I read somewhere recently on a blog, take it with a grain therefore, that it's not the Himatic or Vivitar, but actually the high-end model of the Konica C35. The author said that it's the C35 with the only change being a 1.8 lens. In order to distance itself from the down-market C35, Konica gave it a different name but according to him they're the exact same cameras - different lens. This makes sense, since the camera was sold as the C35FD in Japan. If this is true, it's "possible" that the C35 was a "crippled" Auto S3, where on the C35 only allows you to go to f2.8. Unlikely, but possible. Camera makers did this sometimes. I've heard great things about the C35 but never owned one. Anyone who can live with an f2.8 lens might consider a C35 over any of these as they're pretty plentiful and much cheaper.
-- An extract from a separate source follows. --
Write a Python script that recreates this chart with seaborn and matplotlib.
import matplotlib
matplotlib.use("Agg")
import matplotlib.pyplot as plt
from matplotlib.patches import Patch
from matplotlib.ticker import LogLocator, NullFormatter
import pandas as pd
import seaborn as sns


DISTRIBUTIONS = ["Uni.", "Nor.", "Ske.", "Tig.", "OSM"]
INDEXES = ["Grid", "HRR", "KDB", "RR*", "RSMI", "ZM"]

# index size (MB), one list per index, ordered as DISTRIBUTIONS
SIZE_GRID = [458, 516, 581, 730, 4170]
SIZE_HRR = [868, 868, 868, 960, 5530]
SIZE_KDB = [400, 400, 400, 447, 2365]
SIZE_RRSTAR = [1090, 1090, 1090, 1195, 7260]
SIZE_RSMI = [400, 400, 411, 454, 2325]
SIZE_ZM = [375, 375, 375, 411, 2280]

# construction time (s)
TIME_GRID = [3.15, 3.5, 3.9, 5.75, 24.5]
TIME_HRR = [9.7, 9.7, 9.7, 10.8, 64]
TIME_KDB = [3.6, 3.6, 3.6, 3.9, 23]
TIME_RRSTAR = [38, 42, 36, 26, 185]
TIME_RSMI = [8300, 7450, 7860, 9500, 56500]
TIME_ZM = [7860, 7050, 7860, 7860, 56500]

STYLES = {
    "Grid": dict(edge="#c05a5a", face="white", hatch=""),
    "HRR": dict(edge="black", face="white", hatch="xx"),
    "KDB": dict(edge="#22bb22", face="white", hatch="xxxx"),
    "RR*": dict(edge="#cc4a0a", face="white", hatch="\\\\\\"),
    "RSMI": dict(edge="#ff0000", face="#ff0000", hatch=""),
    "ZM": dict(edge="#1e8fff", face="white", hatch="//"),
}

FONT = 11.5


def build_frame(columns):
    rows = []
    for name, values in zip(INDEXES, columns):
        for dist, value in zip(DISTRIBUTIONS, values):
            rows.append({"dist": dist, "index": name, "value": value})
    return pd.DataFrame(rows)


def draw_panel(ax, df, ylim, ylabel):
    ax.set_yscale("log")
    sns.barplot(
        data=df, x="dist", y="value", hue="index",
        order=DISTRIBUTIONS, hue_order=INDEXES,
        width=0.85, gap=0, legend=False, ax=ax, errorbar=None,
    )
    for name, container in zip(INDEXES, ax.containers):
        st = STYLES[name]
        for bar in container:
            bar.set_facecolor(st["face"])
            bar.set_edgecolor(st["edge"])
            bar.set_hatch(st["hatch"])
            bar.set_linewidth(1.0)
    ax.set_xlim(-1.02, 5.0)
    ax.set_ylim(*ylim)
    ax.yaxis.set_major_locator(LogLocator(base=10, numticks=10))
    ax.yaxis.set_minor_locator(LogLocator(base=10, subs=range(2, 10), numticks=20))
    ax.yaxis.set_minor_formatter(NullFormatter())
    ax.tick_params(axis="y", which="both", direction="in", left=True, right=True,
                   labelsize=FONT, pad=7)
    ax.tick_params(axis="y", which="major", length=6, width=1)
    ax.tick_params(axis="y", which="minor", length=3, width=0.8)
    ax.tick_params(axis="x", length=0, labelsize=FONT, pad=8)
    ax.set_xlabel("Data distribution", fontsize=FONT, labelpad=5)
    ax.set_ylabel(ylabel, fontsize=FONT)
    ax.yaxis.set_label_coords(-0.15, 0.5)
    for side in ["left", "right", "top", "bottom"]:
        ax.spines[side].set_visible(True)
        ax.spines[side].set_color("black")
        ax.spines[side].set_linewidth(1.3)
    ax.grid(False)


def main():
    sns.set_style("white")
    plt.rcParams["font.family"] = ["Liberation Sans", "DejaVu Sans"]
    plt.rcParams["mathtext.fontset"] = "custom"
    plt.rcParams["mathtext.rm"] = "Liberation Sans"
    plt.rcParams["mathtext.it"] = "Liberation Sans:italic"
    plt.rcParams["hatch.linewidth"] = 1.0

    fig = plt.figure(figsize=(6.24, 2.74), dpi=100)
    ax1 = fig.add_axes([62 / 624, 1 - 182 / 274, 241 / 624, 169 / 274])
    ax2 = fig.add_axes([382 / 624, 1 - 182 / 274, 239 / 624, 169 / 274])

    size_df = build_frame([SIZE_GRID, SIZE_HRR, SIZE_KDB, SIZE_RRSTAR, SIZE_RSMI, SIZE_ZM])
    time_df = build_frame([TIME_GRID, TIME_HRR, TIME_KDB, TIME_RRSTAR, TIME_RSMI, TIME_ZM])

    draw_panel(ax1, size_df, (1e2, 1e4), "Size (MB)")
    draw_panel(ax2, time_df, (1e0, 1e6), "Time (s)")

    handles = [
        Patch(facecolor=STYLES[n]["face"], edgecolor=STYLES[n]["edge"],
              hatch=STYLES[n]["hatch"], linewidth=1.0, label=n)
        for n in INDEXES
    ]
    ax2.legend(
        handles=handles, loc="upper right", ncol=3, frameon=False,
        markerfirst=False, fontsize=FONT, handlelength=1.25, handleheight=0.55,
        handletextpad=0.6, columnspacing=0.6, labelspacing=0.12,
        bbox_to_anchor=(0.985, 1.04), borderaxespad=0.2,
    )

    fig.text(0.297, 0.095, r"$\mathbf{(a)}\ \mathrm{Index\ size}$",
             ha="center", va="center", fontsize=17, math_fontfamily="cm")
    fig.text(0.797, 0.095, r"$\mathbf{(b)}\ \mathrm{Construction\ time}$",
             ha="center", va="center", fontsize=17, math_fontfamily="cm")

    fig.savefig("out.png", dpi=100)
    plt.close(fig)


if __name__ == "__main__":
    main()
Two things about this camera. First - its lens is sharp wide open. Secondly - it's whisper quiet, a little "tsp" that's barely audible. Finally, it has a great manual flash system using a little indicator in the viewfinder. Master it (in 10 minutes) and your flash and fill-flash pics will be perfect.
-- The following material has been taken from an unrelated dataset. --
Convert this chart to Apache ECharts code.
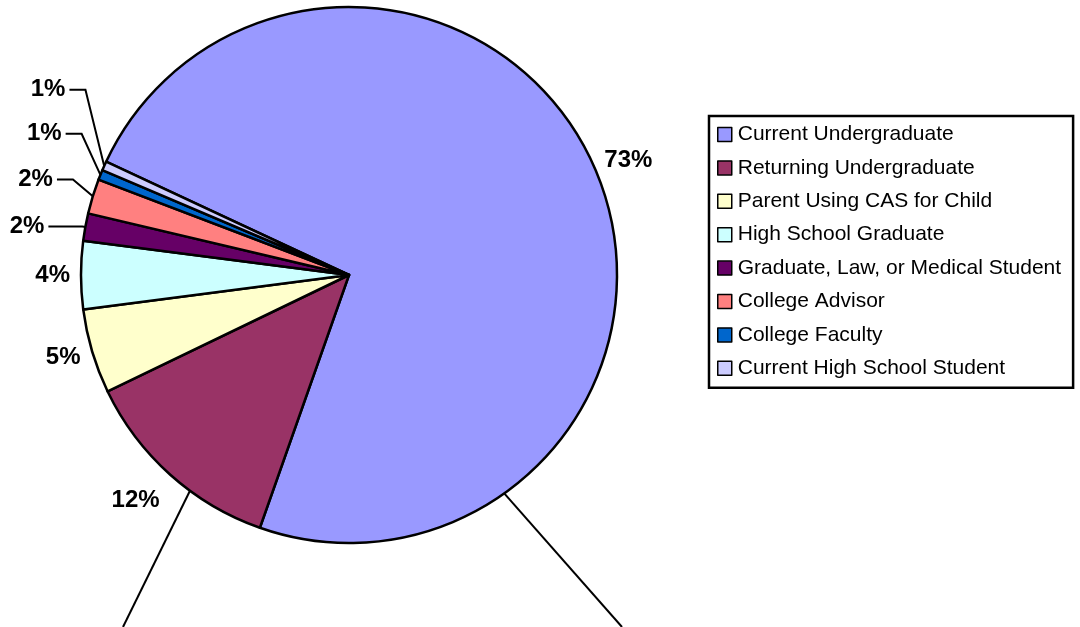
<!DOCTYPE html>
<html><head><meta charset="utf-8">
<script src="https://cdn.jsdelivr.net/npm/echarts@6/dist/echarts.min.js"></script>
<style>html,body{margin:0;padding:0;background:#fff}#chart{width:1080px;height:627px}</style>
</head><body><div id="chart"></div>
<script>
const categories = [
  'Current Undergraduate',
  'Returning Undergraduate',
  'Parent Using CAS for Child',
  'High School Graduate',
  'Graduate, Law, or Medical Student',
  'College Advisor',
  'College Faculty',
  'Current High School Student'
];
const values = [73.45, 12.45, 5.1, 4.1, 1.65, 2.1, 0.6, 0.55];
const colors = ['#9999FF', '#993366', '#FFFFCC', '#CCFFFF', '#660066', '#FF8080', '#0066CC', '#CCCCFF'];
const hasLeader = [false, false, false, false, true, true, true, true];

const FONT = 'Liberation Sans, Arial, sans-serif';
const cx = 349, cy = 275, R = 268;
// label nudges (x, y) relative to the natural ECharts outside position
const nudge = [[-5, -7], [0, 18], [2, 3], [3, 0], [0, 0], [1, -16], [2, -40], [2, -75]];

const chart = echarts.init(document.getElementById('chart'), null, { renderer: 'canvas' });

function edgePoint(deg) {
  const a = deg * Math.PI / 180;
  return [cx + R * Math.cos(a), cy - R * Math.sin(a)];
}
const pA = edgePoint(-54.6), pB = edgePoint(-126.4);

const option = {
  animation: false,
  backgroundColor: '#fff',
  legend: {
    orient: 'vertical',
    left: 709,
    top: 116,
    padding: [8, 12, 9, 8],
    borderColor: '#000',
    borderWidth: 2.5,
    itemWidth: 14,
    itemHeight: 14,
    itemGap: 12.4,
    icon: 'rect',
    itemStyle: { borderColor: '#000', borderWidth: 1.5 },
    textStyle: { fontFamily: FONT, fontSize: 21, lineHeight: 21, color: '#000', padding: [0, 0, 0, 1] },
    data: categories
  },
  graphic: [
    { type: 'line', z: 1, shape: { x1: pA[0], y1: pA[1], x2: 622, y2: 627 }, style: { stroke: '#000', lineWidth: 2 } },
    { type: 'line', z: 1, shape: { x1: pB[0], y1: pB[1], x2: 123, y2: 627 }, style: { stroke: '#000', lineWidth: 2 } }
  ],
  series: [{
    type: 'pie',
    center: [cx, cy],
    radius: [0, R],
    startAngle: 155,
    clockwise: true,
    avoidLabelOverlap: false,
    emphasis: { disabled: true },
    itemStyle: { borderColor: '#000', borderWidth: 2.5 },
    label: {
      show: true,
      position: 'outside',
      fontFamily: FONT,
      fontSize: 24,
      fontWeight: 'bold',
      color: '#000',
      distanceToLabelLine: 4,
      formatter: p => Math.round(p.percent) + '%'
    },
    labelLine: { show: true, length: 3, length2: 34, lineStyle: { color: '#000', width: 2 } },
    labelLayout: function (p) {
      const i = p.dataIndex, n = nudge[i], r = p.labelRect;
      const ax = p.align === 'right' ? r.x + r.width : (p.align === 'center' ? r.x + r.width / 2 : r.x);
      const ay = r.y + r.height / 2;
      const res = { x: ax + n[0], y: ay + n[1] };
      const pts = p.labelLinePoints;
      if (hasLeader[i] && pts && pts.length === 3) {
        const y = pts[2][1] + n[1];
        const endX = pts[2][0] + n[0];
        const elbowX = Math.abs(n[1]) < 5 ? pts[1][0] : endX + 16;
        res.labelLinePoints = [pts[0], [elbowX, y], [endX, y]];
      }
      return res;
    },
    data: categories.map((name, i) => ({
      name: name,
      value: values[i],
      itemStyle: { color: colors[i] },
      labelLine: hasLeader[i] ? { show: true } : { show: false, length: 10, length2: 0 }
    }))
  }]
};
chart.setOption(option);
</script>
</body></html>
To me, it's a better choice than the later Hexars or CL or CLE. It's even smaller than these cameras, but more importantly, it has less electronics that break and can't be repaired. It's also less expensive than any of these others. I can't imagine any lens at any price beating it by much. Downsides are it's shutter priority only, most sample have a slightly loose lens (mine did) that doesn't effect anything, doesn't have the greatest build-quality (but it's fine...), and it's not the camera to own if you don't like really, really small cameras.